"And we know that God causes everything to work together for the good of those who Love God and are called according to his purpose for them." Romans 8:28

Wednesday, July 27, 2011

Butchering day coming up....I think I'm going to puke....

     So this Saturday we are butchering our broilers.  It's our first run that we are doing for our customers.  I'm sure everything will go fine, but I kinda want to puke a little with anxiety.  I really haven't felt this way since I was in high school, the night before I had an article due for the school paper and hadn't started writing it yet.  My English teacher hated that about me, but I do surprisingly well under pressure.  Several of the articles that I wrote after the due date won awards.  This Saturday will be a learning experience and we will learn what worked and what didn't.  We will learn from our mistakes and refine and improve the process.  Life is a learning experience that you must actively participate in, assess your successes and failures, and move on, striving to be better with each  passing day. 
     So, I've got some last minute prep work to do, and to be sure I've got Nemo working over time weed whacking around the buildings.  I've got to pick up some equipment I'm borrowing, and get the disassembly line set up, but all in all I think we are good to go. 

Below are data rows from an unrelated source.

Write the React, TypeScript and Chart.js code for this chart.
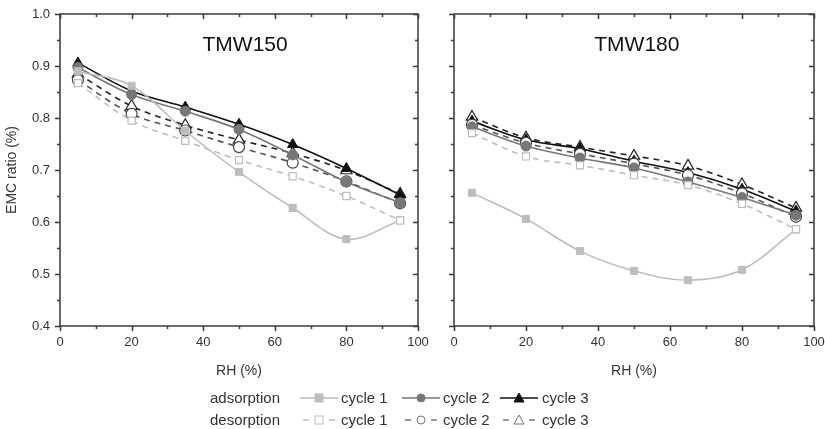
import React, { useEffect, useRef } from 'react';
import { Chart, registerables } from 'chart.js';

Chart.register(...registerables);

// ---------- data ----------
const rhValues = [5, 20, 35, 50, 65, 80, 95];
const xTickValues = [0, 20, 40, 60, 80, 100];
const yTickValues = [0.4, 0.5, 0.6, 0.7, 0.8, 0.9, 1.0];

const panelTitles = ['TMW150', 'TMW180'];

// TMW150
const tmw150AdsCycle1 = [0.89, 0.862, 0.775, 0.696, 0.627, 0.567, 0.603];
const tmw150AdsCycle2 = [0.897, 0.845, 0.813, 0.778, 0.729, 0.677, 0.637];
const tmw150AdsCycle3 = [0.906, 0.852, 0.821, 0.788, 0.749, 0.703, 0.652];
const tmw150DesCycle1 = [0.867, 0.795, 0.756, 0.719, 0.688, 0.65, 0.603];
const tmw150DesCycle2 = [0.873, 0.808, 0.776, 0.744, 0.714, 0.678, 0.636];
const tmw150DesCycle3 = [0.885, 0.823, 0.786, 0.758, 0.732, 0.699, 0.654];

// TMW180
const tmw180AdsCycle1 = [0.656, 0.606, 0.544, 0.506, 0.488, 0.508, 0.586];
const tmw180AdsCycle2 = [0.783, 0.746, 0.723, 0.704, 0.677, 0.647, 0.613];
const tmw180AdsCycle3 = [0.794, 0.758, 0.741, 0.717, 0.695, 0.663, 0.621];
const tmw180DesCycle1 = [0.771, 0.726, 0.709, 0.69, 0.671, 0.635, 0.586];
const tmw180DesCycle2 = [0.787, 0.752, 0.731, 0.712, 0.69, 0.655, 0.61];
const tmw180DesCycle3 = [0.802, 0.762, 0.744, 0.727, 0.708, 0.672, 0.627];

const LIGHT = '#bdbdbd';
const MID = '#777777';
const DARK = '#111111';
const FONT = '"Liberation Sans", Arial, sans-serif';

type Series = { ads1: number[]; ads2: number[]; ads3: number[]; des1: number[]; des2: number[]; des3: number[] };

const panels: Series[] = [
  { ads1: tmw150AdsCycle1, ads2: tmw150AdsCycle2, ads3: tmw150AdsCycle3, des1: tmw150DesCycle1, des2: tmw150DesCycle2, des3: tmw150DesCycle3 },
  { ads1: tmw180AdsCycle1, ads2: tmw180AdsCycle2, ads3: tmw180AdsCycle3, des1: tmw180DesCycle1, des2: tmw180DesCycle2, des3: tmw180DesCycle3 },
];

function toPoints(vals: number[]) {
  return vals.map((v, i) => ({ x: rhValues[i], y: v }));
}

function makeDatasets(s: Series) {
  const dash = [6, 5];
  return [
    { label: 'desorption cycle 1', data: toPoints(s.des1), borderColor: LIGHT, borderDash: dash, pointStyle: 'rect', pointBackgroundColor: '#fff', pointBorderColor: LIGHT, pointRadius: 5, pointBorderWidth: 1.2 },
    { label: 'adsorption cycle 1', data: toPoints(s.ads1), borderColor: LIGHT, pointStyle: 'rect', pointBackgroundColor: LIGHT, pointBorderColor: LIGHT, pointRadius: 5, pointBorderWidth: 1 },
    { label: 'adsorption cycle 2', data: toPoints(s.ads2), borderColor: MID, pointStyle: 'circle', pointBackgroundColor: MID, pointBorderColor: MID, pointRadius: 5, pointBorderWidth: 1 },
    { label: 'desorption cycle 2', data: toPoints(s.des2), borderColor: '#555', borderDash: dash, pointStyle: 'circle', pointBackgroundColor: '#fff', pointBorderColor: '#444', pointRadius: 5.5, pointBorderWidth: 1.2 },
    { label: 'adsorption cycle 3', data: toPoints(s.ads3), borderColor: DARK, pointStyle: 'triangle', pointBackgroundColor: DARK, pointBorderColor: DARK, pointRadius: 6, pointBorderWidth: 1 },
    { label: 'desorption cycle 3', data: toPoints(s.des3), borderColor: '#222', borderDash: dash, pointStyle: 'triangle', pointBackgroundColor: '#fff', pointBorderColor: '#222', pointRadius: 6.5, pointBorderWidth: 1.2 },
  ].map((d) => ({ ...d, borderWidth: 1.6, tension: 0.35, fill: false }));
}

const framePlugin = {
  id: 'frame',
  afterDraw(chart: any, _args: any, opts: any) {
    const { ctx, chartArea, scales } = chart;
    const { left, right, top, bottom } = chartArea;
    const x = scales.x;
    const y = scales.y;
    ctx.save();
    ctx.strokeStyle = '#3a3a3a';
    ctx.lineWidth = 1.5;
    ctx.strokeRect(left, top, right - left, bottom - top);
    ctx.beginPath();
    for (let v = 0; v <= 100; v += 10) {
      const px = Math.round(x.getPixelForValue(v)) + 0.5;
      const len = v % 20 === 0 ? 5 : 3;
      ctx.moveTo(px, bottom);
      ctx.lineTo(px, bottom + len);
      ctx.moveTo(px, top);
      ctx.lineTo(px, top + len);
    }
    for (let k = 0; k <= 12; k++) {
      const v = 0.4 + k * 0.05;
      const py = Math.round(y.getPixelForValue(v)) + 0.5;
      const len = k % 2 === 0 ? 5 : 3;
      ctx.moveTo(left, py);
      ctx.lineTo(left - len, py);
      ctx.moveTo(right, py);
      ctx.lineTo(right - len, py);
    }
    ctx.stroke();
    if (opts && opts.title) {
      ctx.fillStyle = '#111';
      ctx.font = `21px ${FONT}`;
      ctx.textAlign = 'center';
      ctx.textBaseline = 'middle';
      ctx.fillText(opts.title, left + (right - left) * opts.titleFrac, top + 31);
    }
    ctx.restore();
  },
};

function Panel({ index, width, height, leftW, padRight, showLabels }: { index: number; width: number; height: number; leftW: number; padRight: number; showLabels: boolean }) {
  const ref = useRef<HTMLCanvasElement | null>(null);
  useEffect(() => {
    if (!ref.current) return;
    const chart = new Chart(ref.current, {
      type: 'line',
      data: { datasets: makeDatasets(panels[index]) as any },
      options: {
        animation: false,
        responsive: false,
        devicePixelRatio: 1,
        layout: { padding: { top: 14, right: padRight, left: 0, bottom: 0 } },
        plugins: {
          legend: { display: false },
          tooltip: { enabled: false },
          frame: { title: panelTitles[index], titleFrac: index === 0 ? 0.517 : 0.508 },
        } as any,
        scales: {
          x: {
            type: 'linear',
            min: 0,
            max: 100,
            afterBuildTicks: (scale: any) => {
              scale.ticks = xTickValues.map((v) => ({ value: v }));
            },
            afterFit: (scale: any) => {
              scale.height = 64;
              scale.paddingLeft = 0;
              scale.paddingRight = 0;
            },
            grid: { display: false, drawTicks: false },
            border: { display: false },
            ticks: { padding: 9, color: '#333', font: { family: FONT, size: 13 }, maxRotation: 0 },
            title: { display: true, text: 'RH (%)', color: '#333', font: { family: FONT, size: 14 }, padding: { top: 0, bottom: 10 } },
          },
          y: {
            type: 'linear',
            min: 0.4,
            max: 1.0,
            afterBuildTicks: (scale: any) => {
              scale.ticks = yTickValues.map((v) => ({ value: v }));
            },
            afterFit: (scale: any) => {
              scale.width = leftW;
              scale.paddingTop = 0;
              scale.paddingBottom = 0;
            },
            grid: { display: false, drawTicks: false },
            border: { display: false },
            ticks: {
              display: showLabels,
              padding: 10,
              color: '#333',
              font: { family: FONT, size: 13 },
              callback: (v: any) => Number(v).toFixed(1),
            },
            title: { display: showLabels, text: 'EMC ratio (%)', color: '#333', font: { family: FONT, size: 14 }, padding: { top: 4, bottom: 4 } },
          },
        },
      },
      plugins: [framePlugin],
    });
    return () => chart.destroy();
  }, []);
  return <canvas ref={ref} width={width} height={height} style={{ width, height, display: 'block' }} />;
}

function LegendSymbol({ kind, color, fill, dashed }: { kind: string; color: string; fill: string; dashed: boolean }) {
  const w = 38;
  const h = 14;
  const cy = h / 2;
  const cx = w / 2;
  let marker: any = null;
  if (kind === 'rect') marker = <rect x={cx - 4} y={cy - 4} width={8} height={8} fill={fill} stroke={color} strokeWidth={1} />;
  if (kind === 'circle') marker = <circle cx={cx} cy={cy} r={4} fill={fill} stroke={color} strokeWidth={1} />;
  if (kind === 'triangle') marker = <polygon points={`${cx},${cy - 5} ${cx + 5},${cy + 4} ${cx - 5},${cy + 4}`} fill={fill} stroke={color} strokeWidth={1} />;
  return (
    <svg width={w} height={h} style={{ position: 'absolute' }}>
      {dashed ? (
        <g stroke={color} strokeWidth={1.5}>
          <line x1={3} y1={cy} x2={9} y2={cy} />
          <line x1={w - 9} y1={cy} x2={w - 3} y2={cy} />
        </g>
      ) : (
        <line x1={0} y1={cy} x2={w} y2={cy} stroke={color} strokeWidth={1.5} />
      )}
      {marker}
    </svg>
  );
}

const legendCycles = ['cycle 1', 'cycle 2', 'cycle 3'];
const legendRows = ['adsorption', 'desorption'];

export default function App() {
  const textStyle: any = { position: 'absolute', fontFamily: FONT, fontSize: 15, color: '#333', lineHeight: '18px', whiteSpace: 'nowrap' };
  const rowY = [389, 411];
  const symX = [300, 402, 500];
  const txtX = [341, 443, 542];
  const adsStyle = [
    { kind: 'rect', color: LIGHT, fill: LIGHT },
    { kind: 'circle', color: MID, fill: MID },
    { kind: 'triangle', color: DARK, fill: DARK },
  ];
  const desStyle = [
    { kind: 'rect', color: LIGHT, fill: '#fff' },
    { kind: 'circle', color: MID, fill: '#fff' },
    { kind: 'triangle', color: MID, fill: '#fff' },
  ];
  return (
    <div style={{ position: 'absolute', left: 0, top: 0, width: 825, height: 429, background: '#fff', overflow: 'hidden' }}>
      <div style={{ position: 'absolute', left: 0, top: 0 }}>
        <Panel index={0} width={438} height={390} leftW={60} padRight={20} showLabels={true} />
      </div>
      <div style={{ position: 'absolute', left: 440, top: 0 }}>
        <Panel index={1} width={385} height={390} leftW={14} padRight={11} showLabels={false} />
      </div>
      {legendRows.map((row, r) => (
        <React.Fragment key={row}>
          <div style={{ ...textStyle, left: 210, top: rowY[r] }}>{row}</div>
          {legendCycles.map((c, i) => {
            const st = r === 0 ? adsStyle[i] : desStyle[i];
            return (
              <React.Fragment key={c}>
                <div style={{ position: 'absolute', left: symX[i], top: rowY[r] + 2 }}>
                  <LegendSymbol kind={st.kind} color={st.color} fill={st.fill} dashed={r === 1} />
                </div>
                <div style={{ ...textStyle, left: txtX[i], top: rowY[r] }}>{c}</div>
              </React.Fragment>
            );
          })}
        </React.Fragment>
      ))}
    </div>
  );
}
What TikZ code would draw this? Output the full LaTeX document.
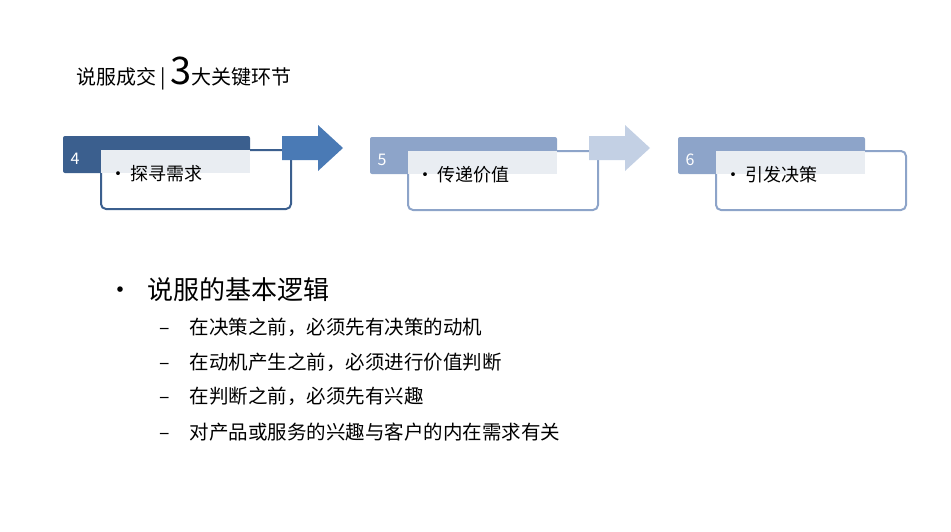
\documentclass[tikz,border=0pt]{standalone}
\usepackage{fontspec}
\setmainfont{Noto Sans CJK SC}
\begin{document}
\begin{tikzpicture}[x=1pt,y=-1pt,
  hdr/.style={rounded corners=2pt},
  card/.style={draw,line width=2pt,rounded corners=5pt,fill=white},
  num/.style={text=white,font=\fontsize{16}{16}\selectfont,anchor=west},
  ctext/.style={font=\fontsize{18}{18}\selectfont,anchor=west},
  item/.style={font=\fontsize{19.5}{20}\selectfont,anchor=west}]
\useasboundingbox (0,0) rectangle (951,531);
\definecolor{dk}{HTML}{3B5F8E}
\definecolor{ar1}{HTML}{4A7AB5}
\definecolor{md}{HTML}{8DA4C9}
\definecolor{ar2}{HTML}{C3D0E4}
\definecolor{ov}{HTML}{E9EDF2}
\newcommand{\stage}[6]{%
  \fill[#4,hdr] (#1,#2) rectangle ++(187,37);
  \node[card,draw=#4,minimum width=190pt,minimum height=59pt,anchor=north west,inner sep=0pt] (c#6) at (#1+37,#2+13) {};
  \fill[ov] (#1+38,#2+14) rectangle (#1+187,#2+37);
  \node[num] (n#6) at (#1+4,#2+23) {#5};
  \node[ctext] (t#6) at (#1+43,#2+38) {\textbullet\,#3};
}
\stage{63}{136}{探寻需求}{dk}{4}{a}
\stage{370}{137}{传递价值}{md}{5}{b}
\stage{678}{137}{引发决策}{md}{6}{c}
\fill[ar1] (282,136) -- (318,136) -- (318,125) -- (343,148) -- (318,171) -- (318,160) -- (282,160) -- cycle;
\fill[ar2] (589,136) -- (625,136) -- (625,125) -- (650,148) -- (625,171) -- (625,160) -- (589,160) -- cycle;
\node[anchor=base west,inner sep=0pt] (title) at (76,84) {\fontsize{20}{20}\selectfont 说服成交 | {\fontsize{38}{38}\selectfont 3}大关键环节};
\node[anchor=west,font=\fontsize{26}{26}\selectfont] (bul) at (104,290) {•\hspace{14pt}说服的基本逻辑};
\node[item] (i1) at (156,327) {–\hspace{20pt}在决策之前，必须先有决策的动机};
\node[item] (i2) at (156,362) {–\hspace{20pt}在动机产生之前，必须进行价值判断};
\node[item] (i3) at (156,396) {–\hspace{20pt}在判断之前，必须先有兴趣};
\node[item] (i4) at (156,432) {–\hspace{20pt}对产品或服务的兴趣与客户的内在需求有关};
\end{tikzpicture}
\end{document}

     We are processing them outside in the fresh air following the procedures of Joel Salatin at Polyface Farms in Swoope, Virginia.  Salatin has been running his pastured poultry business since 1983, and raises and home-processes thousands of birds each summer.  As odd as it may seem, his home-processed birds have been scientifically proven to be cleaner than birds processed by large producers such as Tyson and Perdue.  Two college students at James Madison University took swab samples of his chicken and compared them to chicken purchased in the supermarket.  They cultured the swabs and results were:

Supermarket chicken: 3,600 colony-forming units of bacteria per milliliter to the second permutaion
Polyface chicken: 133 colony-forming units of bacteria per milliliter to the second permutation

Polyface chicken was 25 times cleaner than industrially raised, butchered, and packaged chicken.  That's the model we are following.  That is the cleanliness we are striving for here.  I know it may seem unsanitary to process outside, but the fact that Salatin's chicken was 25 times cleaner is a testimony of just how unsanitary mega-processing plants are.  When you are processing hundreds of thousands of birds a day it is nearly impossible to keep things clean and sanitary.  When you are producing small numbers like we are you can focus on quality not just quantity.